Herbert E. Wolff (May 24, 1925April 17, 2009) was a United States Army Major General.

Early life and education
Wolff was born in Cologne, Germany on May 24, 1925. Wolff's family fled Nazi Germany in 1939 and moved to the United States.

Career

World War II
Wolff was drafted into the U.S. Army in 1943. He served in the Pacific Theater. He volunteered to join the Alamo Scouts and participated in the Raid at Cabanatuan. In 1945 he was given a battlefield commission to the rank of Second lieutenant and was awarded the Silver Star.

Service after World War II and during the Korean War
During the Korean War Wolff saw combat and earned a second Silver Star.

1960s and the Vietnam War
Wolff graduated from the Army War College.

Wolff's assignments during this period included the following:
Commanding Officer, Infantry Training Center, Fort Benning, Georgia (1967-1968)
Deputy Commanding General, US Army Training Center, Fort Dix, New Jersey (1968-1969)
Assistant Division Commander, 1st Infantry Division, South Vietnam (1969-1970)
Commanding General, Capital Military Assistance Command, South Vietnam (1970)

1970s to 1981
Wolff's assignments during this period included the following:
Commanding General, US Army Security Agency, Pacific, Hawaii (1970-1972)
Central Security Service, Fort Meade, Maryland (1970-1975)
Deputy Commander, V Corps, West Germany (1975-1977)
Commander, US Army CINCPAC Support Group and US Army Support Command, Hawaii (1977)
Commander, US Army Western Command (WESTCOM) (1979)

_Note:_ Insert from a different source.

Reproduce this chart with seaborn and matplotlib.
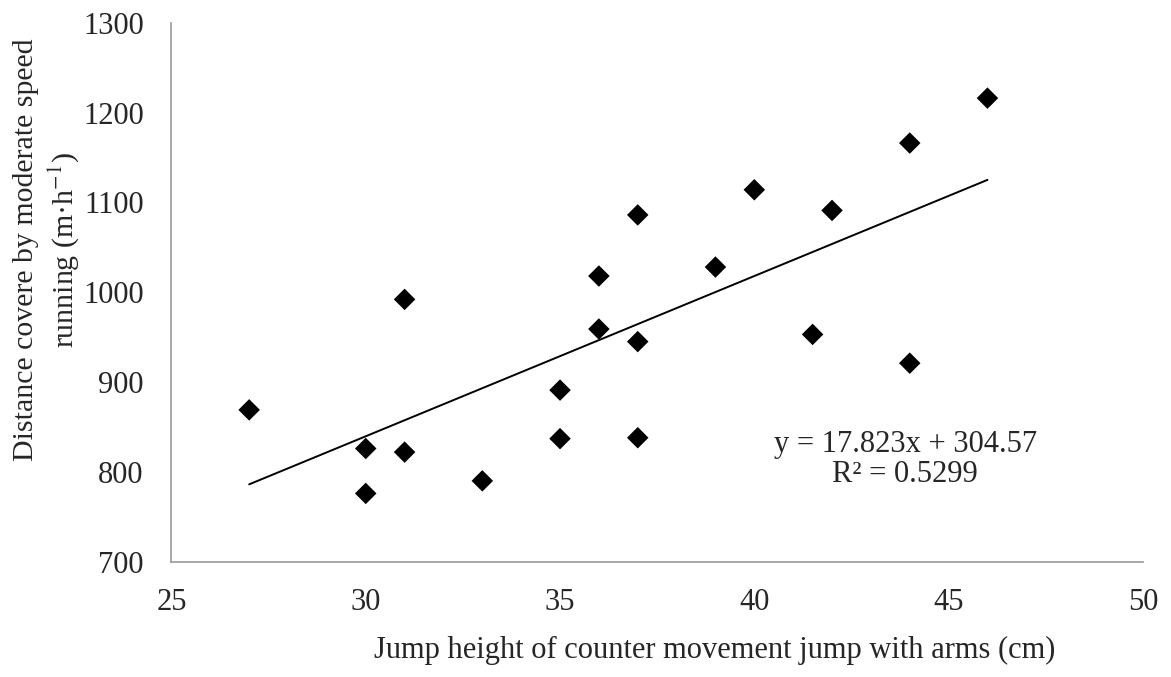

Wolff retired from active service in 1981.

Awards and decorations

Personal life
While still on active service in Hawaii, Wolff was instrumental in the preservation of Battery Randolph at Fort DeRussy and the creation of a museum there, founding the nonprofit Hawaii Army Museum Society in 1976 and serving as its president for more than 30 years.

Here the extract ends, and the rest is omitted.